Floyd Shaffer, the authority in Christian clown ministry, has written the best resources available for clown ministry. To use clowns in your ministry, be sensitive to the developmental differences of children of different ages.

· Preschoolers-Maintain a distance from young children and gesture your greeting. If you see a favorable response, you may move closer, but be prepared to move away if your clown frightens a child. Preschool children often fear a white-faced or highly animated clown.

Don't think you always have to wear the entire clowning garb with children this age. Consider doing a skit with just a clown hat or red nose. Large clown props such as a comb, toothbrush or fluffy bath towel will capture children's attention.

· K-3-Clowns make good greeters to shake hands or pat heads of children coming to class. Have a clown create interest in a subject. For example, give the clown a treasure chest labeled "World's Greatest Treasure." As a child comes close to peek, have the clown open the lid to show a picture of Jesus inside.

Children at this age may enjoy face painting.
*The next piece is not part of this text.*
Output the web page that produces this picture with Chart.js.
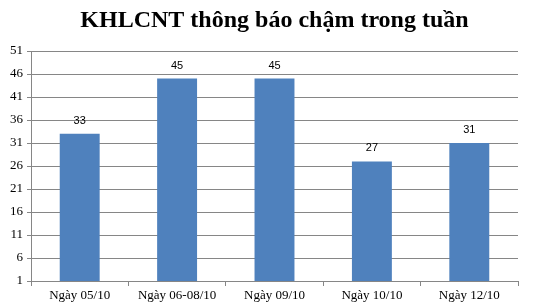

Paint different faces that reflect different moods such as happiness, sadness, worry or fear. Have an entire group of children express actions and show feelings with their faces and bodies as you tell a story.

Children also love parades. Create a parade of children with clowns to promote an upcoming event such as vacation Bible school. Have children parade into a worship service with the clowns to make an announcement. Or have children parade through a neighborhood, local mall or the church's Sunday school classes.

· Grades 4-6-By the time children become fourth- to sixth-graders, they enjoy watching clown skits, especially if they don't have to become too involved in the skits.

Children may antagonize a clown by stepping on his toes, pulling his nose or stealing his props. A clown must be prepared with clever visual tools such as magic objects. Remember, a clown shouldn't retaliate with evil but with kindness.

Sixth-graders may enjoy becoming part of a clown ministry team. If you have interested kids, teach them how to correctly put on clown makeup, to develop a clown character and to do skits to be presented to their peers or younger children.

A team of sixth-grade clowns can also provide an important ministry by visiting children in the hospital. Have clowns minister by waving, blowing kisses, giving away cheery get-well cards. Or have clowns visit local retirement communities or nursing homes.